Is faith like a muscle, growing stronger the more it is practiced? Is Christianity a social religion where we journey toward better versions of ourselves? In this workshop we will together explore practical applications of showing love for God and neighbor in youth ministry. We will learn about the works of worship, devotion, compassion, and mercy and how they can become a language to help young people describe their actions and growth in faith. This workshop will use material found in Chris’ books Everyday Disciples: Covenant Discipleship with Youth and Building Spiritual Muscle, both available through Cokesbury.
Chris Wilterdink is the Director of Program Development in the United States with Young People's Ministries. He has been a part of Discipleship Ministries for six years and currently lives in Franklin, TN with his wife, two children, and overweight beagle. Chris is a Colorado native, where he was the Youth Director at St. Luke’s United Methodist Church in Highlands Ranch for ten years. He is the author of “Everyday Disciples: Covenant Discipleship with Youth” and “Building Spiritual Muscle”
This workshop will explore the various facets of teaching stewardship to all ages, not just during an annual emphasis but throughout the year. Consideration will be given for how each age group learns and engages the Christian practices of responsibility and generosity. Led by Bob Winstead (bio below).
What do mission and vision for ministry have to do with staff relationships? Based on time-tested principles, in this workshop we will discuss staff covenants, norms, and operations that guide and direct the daily work of ministry. Participants are encouraged to bring teams from the same church.
Bob Winstead is a retired United Methodist minister serves as the Executive Minister at Athens First UMC in Athens, GA, and teaches Church Leadership and Administration at Candler School of Theology at Emory University.
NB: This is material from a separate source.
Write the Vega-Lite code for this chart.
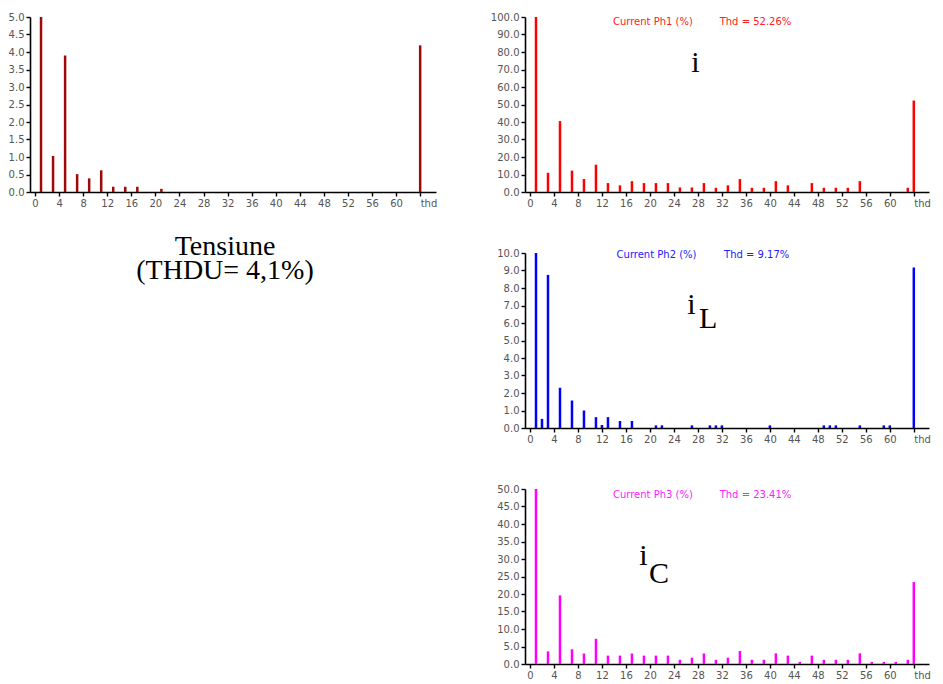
{
  "$schema": "https://vega.github.io/schema/vega-lite/v6.json",
  "background": "white",
  "padding": {"left": 8, "top": 12, "right": 2, "bottom": 2},
  "bounds": "flush",
  "columns": 2,
  "spacing": {"row": 61, "column": 89},
  "datasets": {
    "volt": [
      {"h": 1, "v": 100}, {"h": 3, "v": 1.03}, {"h": 5, "v": 3.9}, {"h": 7, "v": 0.51}, {"h": 9, "v": 0.39},
      {"h": 11, "v": 0.62}, {"h": 13, "v": 0.15}, {"h": 15, "v": 0.15}, {"h": 17, "v": 0.15}, {"h": 21, "v": 0.09},
      {"h": 64, "v": 4.19}
    ],
    "ph1": [
      {"h": 1, "v": 100}, {"h": 3, "v": 11}, {"h": 5, "v": 40.5}, {"h": 7, "v": 12.2}, {"h": 9, "v": 7.4},
      {"h": 11, "v": 15.6}, {"h": 13, "v": 5.1}, {"h": 15, "v": 3.8}, {"h": 17, "v": 6.2}, {"h": 19, "v": 5.1},
      {"h": 21, "v": 5.1}, {"h": 23, "v": 5.1}, {"h": 25, "v": 2.6}, {"h": 27, "v": 2.6}, {"h": 29, "v": 5.1},
      {"h": 31, "v": 2.4}, {"h": 33, "v": 3.8}, {"h": 35, "v": 7.4}, {"h": 37, "v": 2.4}, {"h": 39, "v": 2.4},
      {"h": 41, "v": 6.2}, {"h": 43, "v": 3.8}, {"h": 47, "v": 5.1}, {"h": 49, "v": 2.4}, {"h": 51, "v": 2.4},
      {"h": 53, "v": 2.4}, {"h": 55, "v": 6.2}, {"h": 63, "v": 2.4}, {"h": 64, "v": 52.26}
    ],
    "ph2": [
      {"h": 1, "v": 100}, {"h": 2, "v": 0.52}, {"h": 3, "v": 8.75}, {"h": 5, "v": 2.3}, {"h": 7, "v": 1.57},
      {"h": 9, "v": 1.0}, {"h": 11, "v": 0.62}, {"h": 12, "v": 0.17}, {"h": 13, "v": 0.62}, {"h": 15, "v": 0.4},
      {"h": 17, "v": 0.4}, {"h": 21, "v": 0.15}, {"h": 22, "v": 0.15}, {"h": 27, "v": 0.15}, {"h": 30, "v": 0.15},
      {"h": 31, "v": 0.15}, {"h": 32, "v": 0.15}, {"h": 40, "v": 0.15}, {"h": 49, "v": 0.15}, {"h": 50, "v": 0.15},
      {"h": 51, "v": 0.15}, {"h": 55, "v": 0.15}, {"h": 59, "v": 0.15}, {"h": 60, "v": 0.15}, {"h": 64, "v": 9.17}
    ],
    "ph3": [
      {"h": 1, "v": 100}, {"h": 3, "v": 3.6}, {"h": 5, "v": 19.6}, {"h": 7, "v": 4.2}, {"h": 9, "v": 3.0},
      {"h": 11, "v": 7.2}, {"h": 13, "v": 2.4}, {"h": 15, "v": 2.4}, {"h": 17, "v": 3.0}, {"h": 19, "v": 2.4},
      {"h": 21, "v": 2.4}, {"h": 23, "v": 2.4}, {"h": 25, "v": 1.2}, {"h": 27, "v": 1.8}, {"h": 29, "v": 3.0},
      {"h": 31, "v": 1.2}, {"h": 33, "v": 1.8}, {"h": 35, "v": 3.7}, {"h": 37, "v": 1.2}, {"h": 39, "v": 1.2},
      {"h": 41, "v": 3.05}, {"h": 43, "v": 2.4}, {"h": 45, "v": 0.6}, {"h": 47, "v": 2.4}, {"h": 49, "v": 1.2},
      {"h": 51, "v": 1.2}, {"h": 53, "v": 1.2}, {"h": 55, "v": 3.05}, {"h": 57, "v": 0.6}, {"h": 59, "v": 0.6},
      {"h": 61, "v": 0.6}, {"h": 63, "v": 1.2}, {"h": 64, "v": 23.41}
    ],
    "notes": [
      {"panel": "ph1", "kind": "head", "h": 20.5, "v": 97.4, "t": "Current Ph1 (%)"},
      {"panel": "ph1", "kind": "head", "h": 37.6, "v": 97.4, "t": "Thd = 52.26%"},
      {"panel": "ph1", "kind": "sym", "h": 27.6, "v": 68.3, "t": "i"},
      {"panel": "ph2", "kind": "head", "h": 21.1, "v": 9.89, "t": "Current Ph2 (%)"},
      {"panel": "ph2", "kind": "head", "h": 37.8, "v": 9.89, "t": "Thd = 9.17%"},
      {"panel": "ph2", "kind": "sym", "h": 26.9, "v": 6.53, "t": "i"},
      {"panel": "ph2", "kind": "sym", "h": 29.7, "v": 5.71, "t": "L"},
      {"panel": "ph3", "kind": "head", "h": 20.5, "v": 48.4, "t": "Current Ph3 (%)"},
      {"panel": "ph3", "kind": "head", "h": 37.6, "v": 48.4, "t": "Thd = 23.41%"},
      {"panel": "ph3", "kind": "sym", "h": 18.9, "v": 28.2, "t": "i"},
      {"panel": "ph3", "kind": "sym", "h": 21.5, "v": 23.1, "t": "C"}
    ],
    "caption": [
      {"line": 1, "t": "Tensiune"},
      {"line": 2, "t": "(THDU= 4,1%)"}
    ],
    "none": []
  },
  "concat": [
    {
      "width": 406,
      "height": 175,
      "data": {"name": "volt"},
      "mark": {"type": "bar", "size": 2.5, "color": "#9e0a0a", "clip": true},
      "encoding": {
        "x": {"field": "h", "type": "quantitative", "scale": {"domain": [0, 65.8], "nice": false},
          "axis": {"values": [0,4,8,12,16,20,24,28,32,36,40,44,48,52,56,60,64], "labelExpr": "datum.value == 64 ? 'thd' : datum.label", "labelAlign": {"expr": "datum.value == 64 ? 'left' : 'center'"}}},
        "y": {"field": "v", "type": "quantitative", "scale": {"domain": [0, 5], "nice": false},
          "axis": {"values": [0,0.5,1,1.5,2,2.5,3,3.5,4,4.5,5], "format": ".1f"}}
      }
    },
    {
      "width": 404,
      "height": 175,
      "encoding": {
        "x": {"field": "h", "type": "quantitative", "scale": {"domain": [0, 65.7], "nice": false},
          "axis": {"values": [0,4,8,12,16,20,24,28,32,36,40,44,48,52,56,60,64], "labelExpr": "datum.value == 64 ? 'thd' : datum.label", "labelAlign": {"expr": "datum.value == 64 ? 'left' : 'center'"}}},
        "y": {"field": "v", "type": "quantitative", "scale": {"domain": [0, 100], "nice": false},
          "axis": {"values": [0,10,20,30,40,50,60,70,80,90,100], "format": ".1f"}}
      },
      "layer": [
        {"data": {"name": "ph1"}, "mark": {"type": "bar", "size": 2.5, "color": "#ff0000", "clip": true}},
        {"data": {"name": "notes"}, "transform": [{"filter": "datum.panel == 'ph1' && datum.kind == 'head'"}],
          "mark": {"type": "text", "font": "DejaVu Sans", "fontSize": 10, "color": "#ff2020", "baseline": "middle"},
          "encoding": {"text": {"field": "t"}}},
        {"data": {"name": "notes"}, "transform": [{"filter": "datum.panel == 'ph1' && datum.kind == 'sym'"}],
          "mark": {"type": "text", "font": "Liberation Serif", "fontSize": 30, "color": "black", "baseline": "alphabetic"},
          "encoding": {"text": {"field": "t"}}}
      ]
    },
    {
      "width": 406,
      "height": 24,
      "data": {"name": "caption"},
      "mark": {"type": "text", "font": "Liberation Serif", "fontSize": 28, "baseline": "alphabetic", "dx": -8, "dy": 1.5, "color": "black"},
      "encoding": {
        "y": {"field": "line", "type": "ordinal", "axis": null, "sort": null, "scale": {"type": "point", "padding": 0}},
        "text": {"field": "t"}
      }
    },
    {
      "width": 404,
      "height": 175,
      "encoding": {
        "x": {"field": "h", "type": "quantitative", "scale": {"domain": [0, 65.7], "nice": false},
          "axis": {"values": [0,4,8,12,16,20,24,28,32,36,40,44,48,52,56,60,64], "labelExpr": "datum.value == 64 ? 'thd' : datum.label", "labelAlign": {"expr": "datum.value == 64 ? 'left' : 'center'"}}},
        "y": {"field": "v", "type": "quantitative", "scale": {"domain": [0, 10], "nice": false},
          "axis": {"values": [0,1,2,3,4,5,6,7,8,9,10], "format": ".1f"}}
      },
      "layer": [
        {"data": {"name": "ph2"}, "mark": {"type": "bar", "size": 2.5, "color": "#0000ff", "clip": true}},
        {"data": {"name": "notes"}, "transform": [{"filter": "datum.panel == 'ph2' && datum.kind == 'head'"}],
          "mark": {"type": "text", "font": "DejaVu Sans", "fontSize": 10, "color": "#2020ff", "baseline": "middle"},
          "encoding": {"text": {"field": "t"}}},
        {"data": {"name": "notes"}, "transform": [{"filter": "datum.panel == 'ph2' && datum.kind == 'sym'"}],
          "mark": {"type": "text", "font": "Liberation Serif", "fontSize": 30, "color": "black", "baseline": "alphabetic"},
          "encoding": {"text": {"field": "t"}}}
      ]
    },
    {
      "width": 406,
      "height": 175,
      "data": {"name": "none"},
      "mark": {"type": "text"},
      "encoding": {}
    },
    {
      "width": 404,
      "height": 175,
      "encoding": {
        "x": {"field": "h", "type": "quantitative", "scale": {"domain": [0, 65.7], "nice": false},
          "axis": {"values": [0,4,8,12,16,20,24,28,32,36,40,44,48,52,56,60,64], "labelExpr": "datum.value == 64 ? 'thd' : datum.label", "labelAlign": {"expr": "datum.value == 64 ? 'left' : 'center'"}}},
        "y": {"field": "v", "type": "quantitative", "scale": {"domain": [0, 50], "nice": false},
          "axis": {"values": [0,5,10,15,20,25,30,35,40,45,50], "format": ".1f"}}
      },
      "layer": [
        {"data": {"name": "ph3"}, "mark": {"type": "bar", "size": 2.5, "color": "#ff00ff", "clip": true}},
        {"data": {"name": "notes"}, "transform": [{"filter": "datum.panel == 'ph3' && datum.kind == 'head'"}],
          "mark": {"type": "text", "font": "DejaVu Sans", "fontSize": 10, "color": "#ff20ff", "baseline": "middle"},
          "encoding": {"text": {"field": "t"}}},
        {"data": {"name": "notes"}, "transform": [{"filter": "datum.panel == 'ph3' && datum.kind == 'sym'"}],
          "mark": {"type": "text", "font": "Liberation Serif", "fontSize": 30, "color": "black", "baseline": "alphabetic"},
          "encoding": {"text": {"field": "t"}}}
      ]
    }
  ],
  "config": {
    "view": {"stroke": null},
    "axis": {
      "grid": false,
      "title": null,
      "domainColor": "black",
      "domainWidth": 1.6,
      "tickColor": "black",
      "tickWidth": 1.4,
      "tickSize": 4,
      "labelPadding": 2,
      "labelFont": "DejaVu Sans",
      "labelFontSize": 10,
      "labelColor": "#555555",
      "labelOverlap": false,
      "labelBound": false,
      "labelFlush": false
    }
  }
}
He is the Director of the Academy of Church Business Administration, leading the professional certification process for executive pastors and church business administrators. In his spare time, Bob is a church consultant, and leads workshops in clergy care, congregational administration, and pastoral leadership. Bob has a Master of Divinity from Candler School of Theology, and a Doctorate of Ministry in Church Leadership from the University of Chicago. Bob’s hobbies include playing drums, riding motorcycles, and building furniture. Bob has three children and five grandchildren.